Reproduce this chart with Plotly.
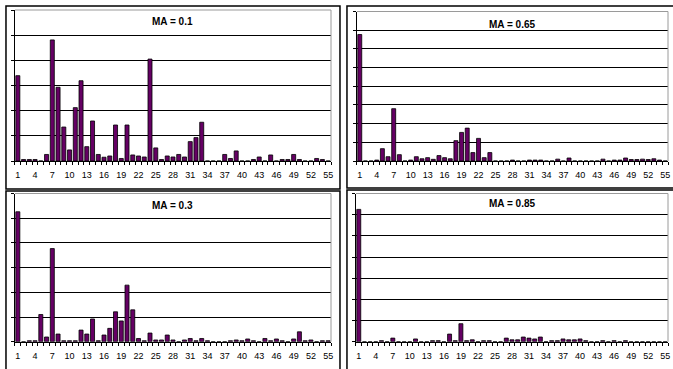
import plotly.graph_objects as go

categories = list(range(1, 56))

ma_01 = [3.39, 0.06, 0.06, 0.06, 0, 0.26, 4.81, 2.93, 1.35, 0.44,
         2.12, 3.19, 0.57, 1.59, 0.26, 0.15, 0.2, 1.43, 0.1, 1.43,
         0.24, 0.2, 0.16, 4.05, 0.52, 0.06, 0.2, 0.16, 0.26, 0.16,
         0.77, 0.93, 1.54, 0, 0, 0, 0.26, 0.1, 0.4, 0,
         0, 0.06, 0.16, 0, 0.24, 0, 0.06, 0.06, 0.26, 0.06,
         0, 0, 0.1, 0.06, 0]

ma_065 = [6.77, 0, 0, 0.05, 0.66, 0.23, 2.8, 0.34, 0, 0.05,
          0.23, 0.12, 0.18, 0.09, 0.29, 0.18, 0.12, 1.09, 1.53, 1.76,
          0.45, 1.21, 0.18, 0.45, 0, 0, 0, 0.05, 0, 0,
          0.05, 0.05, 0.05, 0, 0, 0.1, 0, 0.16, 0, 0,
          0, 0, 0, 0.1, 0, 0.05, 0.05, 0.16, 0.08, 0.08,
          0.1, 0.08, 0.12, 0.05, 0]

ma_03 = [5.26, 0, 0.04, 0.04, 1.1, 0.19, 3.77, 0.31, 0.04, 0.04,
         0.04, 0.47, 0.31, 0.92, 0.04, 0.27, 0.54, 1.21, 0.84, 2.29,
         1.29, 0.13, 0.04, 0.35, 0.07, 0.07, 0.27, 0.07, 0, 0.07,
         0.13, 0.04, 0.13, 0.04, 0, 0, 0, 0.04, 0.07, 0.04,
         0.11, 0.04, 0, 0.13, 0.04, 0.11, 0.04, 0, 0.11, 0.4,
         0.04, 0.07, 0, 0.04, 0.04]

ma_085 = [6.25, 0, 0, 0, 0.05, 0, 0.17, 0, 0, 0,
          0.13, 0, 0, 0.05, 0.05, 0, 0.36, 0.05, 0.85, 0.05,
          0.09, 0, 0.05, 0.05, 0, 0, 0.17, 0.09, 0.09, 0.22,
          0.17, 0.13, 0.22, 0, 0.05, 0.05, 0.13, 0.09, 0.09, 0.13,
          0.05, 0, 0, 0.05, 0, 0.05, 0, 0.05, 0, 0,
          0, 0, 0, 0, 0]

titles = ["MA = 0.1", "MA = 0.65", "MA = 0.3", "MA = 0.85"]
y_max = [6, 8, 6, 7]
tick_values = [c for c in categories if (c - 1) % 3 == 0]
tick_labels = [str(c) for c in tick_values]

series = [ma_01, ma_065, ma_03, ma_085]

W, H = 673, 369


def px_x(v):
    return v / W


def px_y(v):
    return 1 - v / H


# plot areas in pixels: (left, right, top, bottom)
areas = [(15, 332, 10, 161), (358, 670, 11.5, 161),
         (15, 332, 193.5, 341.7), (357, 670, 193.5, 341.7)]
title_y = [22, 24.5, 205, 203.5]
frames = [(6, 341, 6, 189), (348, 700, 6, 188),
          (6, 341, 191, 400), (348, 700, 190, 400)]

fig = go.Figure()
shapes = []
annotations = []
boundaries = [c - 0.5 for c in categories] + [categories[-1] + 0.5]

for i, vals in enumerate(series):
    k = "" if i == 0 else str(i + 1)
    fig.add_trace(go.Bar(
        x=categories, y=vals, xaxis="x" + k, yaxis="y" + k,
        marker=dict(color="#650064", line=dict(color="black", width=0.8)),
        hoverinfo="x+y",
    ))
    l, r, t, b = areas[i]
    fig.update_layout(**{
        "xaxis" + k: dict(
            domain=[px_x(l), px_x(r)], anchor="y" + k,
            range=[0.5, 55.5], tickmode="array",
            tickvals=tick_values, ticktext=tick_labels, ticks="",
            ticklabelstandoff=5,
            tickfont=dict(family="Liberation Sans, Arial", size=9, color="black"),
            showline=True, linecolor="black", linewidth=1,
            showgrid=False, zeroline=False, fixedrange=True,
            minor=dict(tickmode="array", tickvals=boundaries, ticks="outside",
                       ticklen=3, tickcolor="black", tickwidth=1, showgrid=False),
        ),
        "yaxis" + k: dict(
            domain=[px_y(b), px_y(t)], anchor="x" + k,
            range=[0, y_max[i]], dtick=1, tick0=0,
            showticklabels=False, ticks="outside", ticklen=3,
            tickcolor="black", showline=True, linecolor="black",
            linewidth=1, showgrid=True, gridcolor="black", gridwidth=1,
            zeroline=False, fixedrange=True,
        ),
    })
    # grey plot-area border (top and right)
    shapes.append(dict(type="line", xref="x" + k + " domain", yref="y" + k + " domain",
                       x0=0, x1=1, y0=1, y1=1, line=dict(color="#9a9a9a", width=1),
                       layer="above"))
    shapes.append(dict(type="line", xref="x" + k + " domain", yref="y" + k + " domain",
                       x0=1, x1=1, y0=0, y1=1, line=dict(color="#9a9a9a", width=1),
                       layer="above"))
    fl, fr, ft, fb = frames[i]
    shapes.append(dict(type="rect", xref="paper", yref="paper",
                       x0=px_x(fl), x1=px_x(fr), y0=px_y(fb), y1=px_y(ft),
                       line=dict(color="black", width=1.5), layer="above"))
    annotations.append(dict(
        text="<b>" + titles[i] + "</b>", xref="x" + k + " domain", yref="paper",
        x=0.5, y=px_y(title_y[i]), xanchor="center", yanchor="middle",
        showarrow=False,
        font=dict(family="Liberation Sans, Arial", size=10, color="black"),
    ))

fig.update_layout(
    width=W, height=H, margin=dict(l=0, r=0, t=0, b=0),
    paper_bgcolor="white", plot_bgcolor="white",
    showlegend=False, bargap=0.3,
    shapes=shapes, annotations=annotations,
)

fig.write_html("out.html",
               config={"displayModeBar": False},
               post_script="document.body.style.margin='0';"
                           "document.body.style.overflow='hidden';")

==

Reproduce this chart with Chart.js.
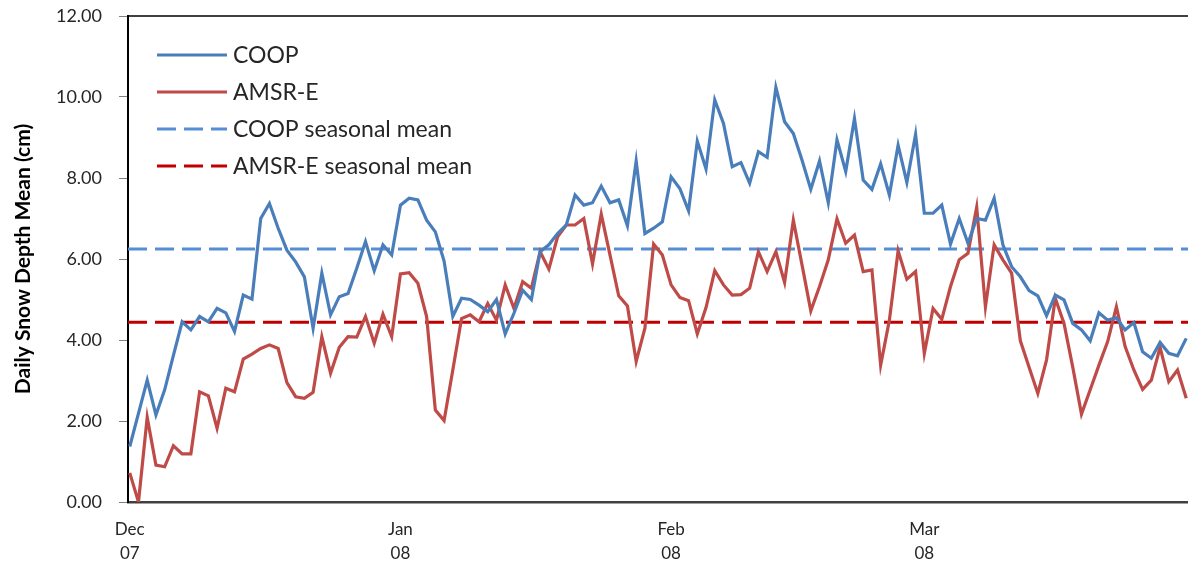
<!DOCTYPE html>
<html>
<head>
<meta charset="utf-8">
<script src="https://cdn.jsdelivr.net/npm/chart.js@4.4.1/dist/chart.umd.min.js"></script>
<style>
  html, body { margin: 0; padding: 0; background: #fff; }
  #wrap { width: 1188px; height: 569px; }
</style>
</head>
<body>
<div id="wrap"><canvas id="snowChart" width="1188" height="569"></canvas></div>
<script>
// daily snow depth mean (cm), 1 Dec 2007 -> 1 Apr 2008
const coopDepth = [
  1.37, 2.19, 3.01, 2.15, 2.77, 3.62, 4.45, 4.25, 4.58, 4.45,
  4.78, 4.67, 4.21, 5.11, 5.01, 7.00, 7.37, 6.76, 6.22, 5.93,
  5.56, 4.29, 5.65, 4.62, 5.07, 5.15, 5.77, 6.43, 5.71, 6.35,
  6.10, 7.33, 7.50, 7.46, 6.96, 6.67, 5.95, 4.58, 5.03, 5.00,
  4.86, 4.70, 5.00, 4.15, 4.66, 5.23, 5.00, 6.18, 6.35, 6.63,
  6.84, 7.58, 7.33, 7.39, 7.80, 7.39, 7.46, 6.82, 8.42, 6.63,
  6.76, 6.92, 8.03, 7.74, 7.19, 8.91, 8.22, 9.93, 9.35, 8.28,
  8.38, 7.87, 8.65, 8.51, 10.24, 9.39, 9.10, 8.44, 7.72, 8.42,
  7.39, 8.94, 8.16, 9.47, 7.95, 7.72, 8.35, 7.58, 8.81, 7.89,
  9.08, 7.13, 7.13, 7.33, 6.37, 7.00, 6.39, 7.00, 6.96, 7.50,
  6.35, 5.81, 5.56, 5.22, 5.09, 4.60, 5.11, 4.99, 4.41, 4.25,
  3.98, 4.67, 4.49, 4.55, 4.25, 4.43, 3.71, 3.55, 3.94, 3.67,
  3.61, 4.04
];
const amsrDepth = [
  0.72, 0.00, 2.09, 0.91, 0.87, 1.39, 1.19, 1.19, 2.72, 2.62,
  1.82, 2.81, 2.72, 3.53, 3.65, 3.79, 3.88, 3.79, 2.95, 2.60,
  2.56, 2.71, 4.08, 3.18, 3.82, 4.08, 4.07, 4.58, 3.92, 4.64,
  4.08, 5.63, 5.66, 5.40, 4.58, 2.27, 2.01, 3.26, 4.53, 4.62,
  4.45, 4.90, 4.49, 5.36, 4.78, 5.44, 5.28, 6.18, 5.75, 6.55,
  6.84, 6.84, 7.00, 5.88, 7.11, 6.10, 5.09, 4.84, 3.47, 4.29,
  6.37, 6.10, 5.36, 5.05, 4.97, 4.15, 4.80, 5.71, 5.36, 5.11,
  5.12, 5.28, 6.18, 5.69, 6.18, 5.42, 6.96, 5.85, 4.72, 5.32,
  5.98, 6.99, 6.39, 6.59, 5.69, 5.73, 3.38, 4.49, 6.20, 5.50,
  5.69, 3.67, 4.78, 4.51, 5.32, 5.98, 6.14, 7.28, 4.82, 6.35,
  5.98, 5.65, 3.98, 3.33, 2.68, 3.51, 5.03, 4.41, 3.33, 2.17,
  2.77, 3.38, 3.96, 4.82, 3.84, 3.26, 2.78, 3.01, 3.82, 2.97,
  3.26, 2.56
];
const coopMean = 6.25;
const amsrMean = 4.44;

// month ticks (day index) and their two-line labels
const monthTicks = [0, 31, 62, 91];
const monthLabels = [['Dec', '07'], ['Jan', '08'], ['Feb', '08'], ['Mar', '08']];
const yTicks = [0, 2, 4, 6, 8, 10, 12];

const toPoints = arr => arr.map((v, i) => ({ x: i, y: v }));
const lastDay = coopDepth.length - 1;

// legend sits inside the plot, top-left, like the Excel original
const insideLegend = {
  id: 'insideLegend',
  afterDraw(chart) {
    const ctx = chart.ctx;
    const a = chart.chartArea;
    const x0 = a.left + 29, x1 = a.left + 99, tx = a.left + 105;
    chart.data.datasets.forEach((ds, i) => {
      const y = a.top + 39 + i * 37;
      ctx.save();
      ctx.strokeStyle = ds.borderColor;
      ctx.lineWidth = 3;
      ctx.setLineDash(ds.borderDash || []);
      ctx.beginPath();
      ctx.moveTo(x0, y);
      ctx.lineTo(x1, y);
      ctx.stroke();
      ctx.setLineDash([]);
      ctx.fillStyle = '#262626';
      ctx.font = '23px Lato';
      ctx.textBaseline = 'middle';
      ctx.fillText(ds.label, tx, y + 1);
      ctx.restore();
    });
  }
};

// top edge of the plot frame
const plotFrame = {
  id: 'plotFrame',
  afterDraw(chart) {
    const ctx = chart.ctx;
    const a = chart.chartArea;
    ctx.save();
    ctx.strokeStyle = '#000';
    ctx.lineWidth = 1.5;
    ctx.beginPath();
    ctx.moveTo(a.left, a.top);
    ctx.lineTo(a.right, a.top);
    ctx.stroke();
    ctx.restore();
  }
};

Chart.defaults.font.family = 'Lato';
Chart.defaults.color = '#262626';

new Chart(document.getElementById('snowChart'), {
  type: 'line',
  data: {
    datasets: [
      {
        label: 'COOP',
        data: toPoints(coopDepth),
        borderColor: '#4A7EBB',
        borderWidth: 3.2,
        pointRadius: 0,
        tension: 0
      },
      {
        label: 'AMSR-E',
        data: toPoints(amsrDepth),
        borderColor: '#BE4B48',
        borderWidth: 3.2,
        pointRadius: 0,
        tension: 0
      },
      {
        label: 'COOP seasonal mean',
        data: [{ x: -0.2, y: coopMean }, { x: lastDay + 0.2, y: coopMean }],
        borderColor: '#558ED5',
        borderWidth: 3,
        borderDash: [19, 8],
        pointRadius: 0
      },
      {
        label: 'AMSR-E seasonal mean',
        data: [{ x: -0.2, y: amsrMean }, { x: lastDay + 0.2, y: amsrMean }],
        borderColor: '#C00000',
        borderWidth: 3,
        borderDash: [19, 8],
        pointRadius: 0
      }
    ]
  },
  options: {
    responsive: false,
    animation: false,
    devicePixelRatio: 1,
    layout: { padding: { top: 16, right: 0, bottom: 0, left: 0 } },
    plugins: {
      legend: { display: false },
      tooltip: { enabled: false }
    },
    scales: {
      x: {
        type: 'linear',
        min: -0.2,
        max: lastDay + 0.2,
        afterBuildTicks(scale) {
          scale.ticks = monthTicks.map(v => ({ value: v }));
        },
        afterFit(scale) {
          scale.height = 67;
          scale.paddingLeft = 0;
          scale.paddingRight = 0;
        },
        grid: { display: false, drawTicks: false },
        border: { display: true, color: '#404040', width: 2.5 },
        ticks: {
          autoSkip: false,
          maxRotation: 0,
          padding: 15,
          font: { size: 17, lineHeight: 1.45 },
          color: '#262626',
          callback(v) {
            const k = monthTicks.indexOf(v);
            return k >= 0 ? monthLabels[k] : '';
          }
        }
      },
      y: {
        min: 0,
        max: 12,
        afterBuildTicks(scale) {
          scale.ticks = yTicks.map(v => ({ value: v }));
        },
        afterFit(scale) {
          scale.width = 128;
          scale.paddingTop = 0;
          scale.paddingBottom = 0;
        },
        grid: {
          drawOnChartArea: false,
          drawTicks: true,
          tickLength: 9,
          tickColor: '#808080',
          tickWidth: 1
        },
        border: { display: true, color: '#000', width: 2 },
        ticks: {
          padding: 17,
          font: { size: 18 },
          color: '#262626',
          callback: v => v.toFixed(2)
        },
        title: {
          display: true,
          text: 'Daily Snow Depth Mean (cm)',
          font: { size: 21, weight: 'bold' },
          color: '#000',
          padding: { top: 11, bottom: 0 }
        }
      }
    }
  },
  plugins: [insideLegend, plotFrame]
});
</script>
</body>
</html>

# Instructions to follow
Pictures excluded, retype exactly the lines running from the one with "Reproduce this chart with Plotly." through the one with "0, 0, 0.1, 0.06, 0]". Include both end lines and nothing more.

# Output for this task
Reproduce this chart with Plotly.
import plotly.graph_objects as go

categories = list(range(1, 56))

ma_01 = [3.39, 0.06, 0.06, 0.06, 0, 0.26, 4.81, 2.93, 1.35, 0.44,
         2.12, 3.19, 0.57, 1.59, 0.26, 0.15, 0.2, 1.43, 0.1, 1.43,
         0.24, 0.2, 0.16, 4.05, 0.52, 0.06, 0.2, 0.16, 0.26, 0.16,
         0.77, 0.93, 1.54, 0, 0, 0, 0.26, 0.1, 0.4, 0,
         0, 0.06, 0.16, 0, 0.24, 0, 0.06, 0.06, 0.26, 0.06,
         0, 0, 0.1, 0.06, 0]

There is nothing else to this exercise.